In order to compare how much bankroll growth you can expect when using the NHG to your growth when using more conventional methods, I ran some simulations to see what happens if you bet this accumulator repeatedly over a sample of 5,000 bets. I started with a bankroll of $1.00 and did 10 runs where the staking method (either 50% NHG, 30% Kelly, or flat $0.01 staking) was different, but the results of each leg of the parlay were the same. I plotted the results of the 30% Kelly method and the flat staking method for only one of the runs, which was one of the “luckier” runs overall. In order to fit all the curves on one graph, I used a logarithmic scale for the y-axis, meaning each horizontal line is 10x greater than the last one. On this kind of scale, true exponential growth would look like a straight line going diagonally up.
Flat staking by betting 1% of your initial bankroll produced a reasonable return of more than +700% and would have left you with $8.82. For the exact same outcomes, you could have turned $1 into over $277 by using the 30% Kelly staking method. On the other hand, your median ending bankroll when using 50% NHG would be about $30,000, and 2 out of the 10 runs would have grown your bankroll to over $1 Million. I have to think your bookie would limit your stakes a little bit before you win that much, however.
For those of you who have read this article and are also Trademate users, implementing the NHG with the use of the software is quite straightforward.

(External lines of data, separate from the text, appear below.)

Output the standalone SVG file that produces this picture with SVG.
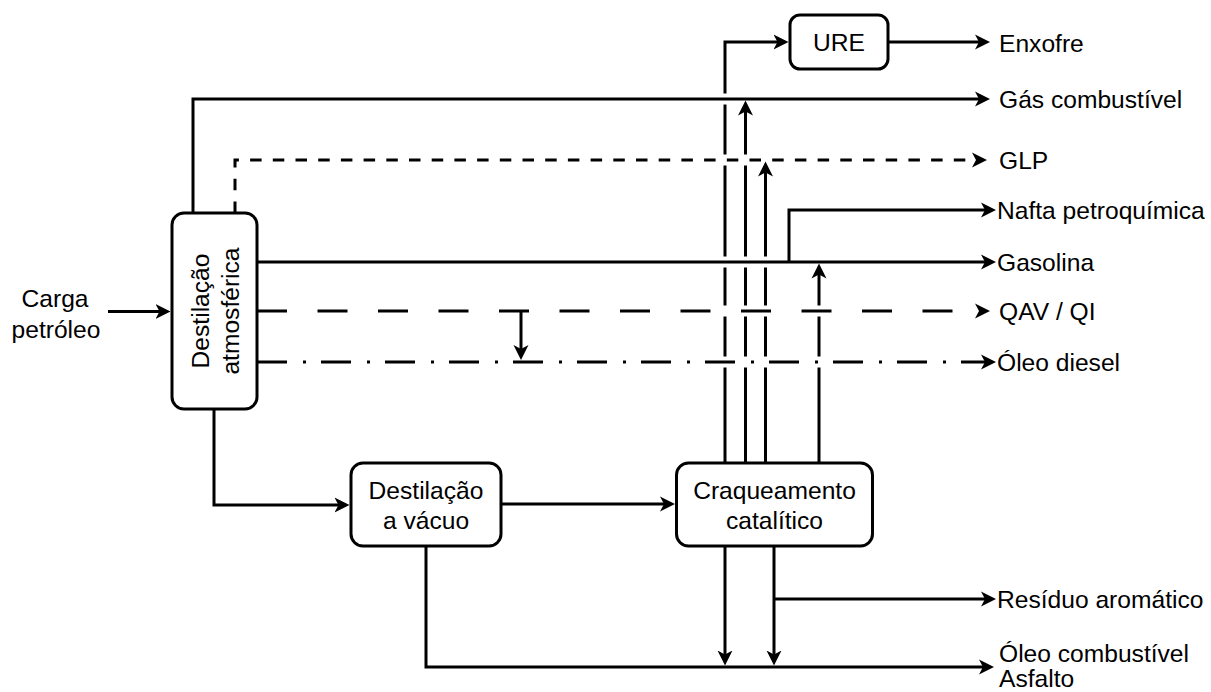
<svg xmlns="http://www.w3.org/2000/svg" width="1211" height="692" viewBox="0 0 1211 692">
  <style>
    .ln { fill: none; stroke: #000; stroke-width: 3; }
    .dash { stroke-dasharray: 11.5 11.2; }
    .ldash { stroke-dasharray: 30 30.5; }
    .dashdot { stroke-dasharray: 30 16 3 15; }
    .box { fill: #fff; stroke: #000; stroke-width: 3; }
    .t { font-family: "Liberation Sans", Arial, sans-serif; font-size: 24.6px; fill: #000; }
    .c { text-anchor: middle; }
  </style>
  <defs>
    <marker id="arr" markerUnits="userSpaceOnUse" markerWidth="16" markerHeight="16" viewBox="0 -8 16 16" refX="11" refY="0" orient="auto">
      <path d="M0,-7.5 L15,0 L0,7.5 L4,0 Z" fill="#000" stroke="none"/>
    </marker>
  </defs>

  <rect width="1211" height="692" fill="#fff"/>

  <!-- connectors -->
  <g id="connectors" marker-end="url(#arr)">
    <!-- feed -->
    <path class="ln" d="M108,311.5 H166.5"/>
    <!-- atmospheric distillation outputs -->
    <path class="ln" d="M193,213 V99 H986"/>
    <path class="ln dash" d="M235,213 V160 H983"/>
    <path class="ln" d="M257,262 H992"/>
    <path class="ln ldash" d="M257,311 H986"/>
    <path class="ln dashdot" d="M257,362 H992"/>
    <path class="ln" d="M521,311 V356"/>
    <path class="ln" d="M214,409 V505 H345.5"/>
    <!-- vacuum distillation outputs -->
    <path class="ln" d="M501,504 H671"/>
    <path class="ln" d="M426,546 V667 H990"/>
    <!-- catalytic cracking upward outputs, broken where they pass under the horizontal lines -->
    <path class="ln" d="M725,463 V367.5 M725,356.5 V316.5 M725,305.5 V267.5 M725,256.5 V165.5 M725,154.5 V104.5 M725,93.5 V42 H784.5"/>
    <path class="ln" d="M745.5,463 V367.5 M745.5,356.5 V316.5 M745.5,305.5 V267.5 M745.5,256.5 V165.5 M745.5,154.5 V104.5"/>
    <path class="ln" d="M765.5,463 V367.5 M765.5,356.5 V316.5 M765.5,305.5 V267.5 M765.5,256.5 V165.5"/>
    <path class="ln" d="M819,463 V367.5 M819,356.5 V316.5 M819,305.5 V267.5"/>
    <!-- naphtha branch off the gasoline line -->
    <path class="ln" d="M789,262 V210 H992"/>
    <!-- catalytic cracking downward outputs -->
    <path class="ln" d="M725,546 V661.5"/>
    <path class="ln" d="M774,546 V661.5"/>
    <path class="ln" d="M774,599 H992"/>
    <!-- sulfur recovery -->
    <path class="ln" d="M888,42 H986"/>
  </g>

  <!-- process units -->
  <g id="atmosferica">
    <rect class="box" x="172" y="213" width="85" height="196" rx="12"/>
    <g transform="translate(214.5,311) rotate(-90)">
      <text class="t c" x="0" y="-6">Destilação</text>
      <text class="t c" x="0" y="24">atmosférica</text>
    </g>
  </g>
  <g id="vacuo">
    <rect class="box" x="351" y="463" width="150" height="83" rx="12"/>
    <text class="t c" x="426" y="498.5">Destilação</text>
    <text class="t c" x="426" y="528.5">a vácuo</text>
  </g>
  <g id="craqueamento">
    <rect class="box" x="676.5" y="463" width="196" height="83" rx="12"/>
    <text class="t c" x="774.5" y="498.5">Craqueamento</text>
    <text class="t c" x="774.5" y="528.5">catalítico</text>
  </g>
  <g id="ure">
    <rect class="box" x="790" y="15" width="98" height="54" rx="10"/>
    <text class="t c" x="839" y="51">URE</text>
  </g>

  <!-- streams -->
  <g id="carga">
    <text class="t c" x="55" y="306.5">Carga</text>
    <text class="t c" x="56" y="337.5">petróleo</text>
  </g>
  <g id="enxofre"><text class="t" x="999" y="51.5">Enxofre</text></g>
  <g id="gas"><text class="t" x="999" y="108">Gás combustível</text></g>
  <g id="glp"><text class="t" x="999" y="168.5">GLP</text></g>
  <g id="nafta"><text class="t" x="997" y="218.5">Nafta petroquímica</text></g>
  <g id="gasolina"><text class="t" x="997" y="270.5">Gasolina</text></g>
  <g id="qav"><text class="t" x="999" y="319.5">QAV / QI</text></g>
  <g id="diesel"><text class="t" x="997" y="370.5">Óleo diesel</text></g>
  <g id="residuo"><text class="t" x="997" y="607.5">Resíduo aromático</text></g>
  <g id="oleo-combustivel">
    <text class="t" x="999" y="662">Óleo combustível</text>
    <text class="t" x="999" y="687">Asfalto</text>
  </g>
</svg>
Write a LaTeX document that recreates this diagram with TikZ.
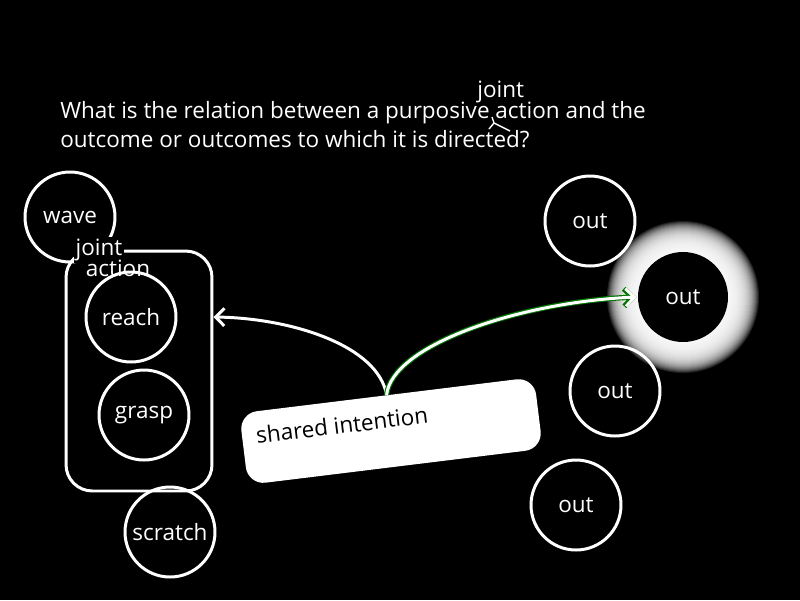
\documentclass[tikz,border=0pt]{standalone}
\usepackage{fontspec}
\setmainfont{Open Sans}
\usetikzlibrary{arrows.meta,calc}
\begin{document}
\begin{tikzpicture}[x=0.02cm,y=-0.02cm,
  lbl/.style={text=white, font=\fontsize{12.8}{15}\selectfont, inner sep=0pt},
  circ/.style={draw=white, line width=1.7pt, circle, minimum size=1.8cm, inner sep=0pt, text=white, font=\fontsize{12.8}{15}\selectfont},
  title/.style={text=white, font=\fontsize{12.8}{15}\selectfont, inner sep=0pt, anchor=base west},
  conn/.style={white, line width=1.7pt, -{Straight Barb[length=5pt,width=10pt,line width=1.7pt]}},
  glowline/.style={green!45!black, line width=3pt, -{Straight Barb[length=5pt,width=10pt,line width=3pt]}}]
\useasboundingbox (0,0) rectangle (800,600);
\fill[black] (0,0) rectangle (800,600);
% title
\node[title] (t1) at (60,118) {What is the relation between a purposive action and the};
\node[title] (t2) at (60,147) {outcome or outcomes to which it is directed?};
\node[title] (tj) at (477,97) {joint};
\draw[white, line width=0.8pt] (492,117) -- (494,123) coordinate (cj) -- (489,129);
\draw[white, line width=0.8pt] (cj) -- (510,131);
% left group
\node[circ] (wave) at (70,217) {wave};
\node[draw=white, line width=1.7pt, rounded corners=15pt, minimum width=2.92cm, minimum height=4.8cm, inner sep=0pt] (ja) at (139,371) {};
\node[lbl, fill=black, inner sep=1pt] (jl1) at (99,250) {joint};
\node[lbl, fill=black, inner sep=1pt] (jl2) at (118,268) {action};
\node[circ] (reach) at (131,317) {reach};
\node[circ] (grasp) at (144,415) {grasp};
\node[circ] (scratch) at (170,532) {scratch};
% outcomes
\node[circ] (out1) at (590,221) {out};
\foreach \r in {46,47,...,76} \fill[white, opacity=0.12] (683,297) circle[radius=\r];
\node[circ, fill=black, draw=none] (out2) at (683,297) {out};
\node[circ] (out3) at (615,391) {out};
\node[circ] (out4) at (576,505) {out};
% shared intention
\node[fill=white, rounded corners=10pt, rotate=7, minimum width=5.94cm, minimum height=1.44cm, inner sep=0pt] (si) at (391,431) {};
\node[lbl, text=black, rotate=7] (silbl) at (342,425) {shared intention};
% connectors
\draw[conn] (si.north) .. controls (378,345) and (290,318) .. (ja.east |- reach.center);
\draw[glowline] (si.north) .. controls (392,345) and (520,302) .. (out2.west);
\draw[conn] (si.north) .. controls (392,345) and (520,302) .. (out2.west);
\end{tikzpicture}
\end{document}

You most likely already have a preset that sends value bets within a timeframe of 0-8 hours before kick-off. So, to make sure you have plenty of time after the first leg of the accumulator to go and hedge the second leg (assuming the first leg wins), I would advise setting up a second preset that sends alerts for games somewhere between 8-24 hours before kick-off. Just note that your 8-24 hours preset should contain a higher minimum edge to give you a bit more wiggle room if the market moves against you.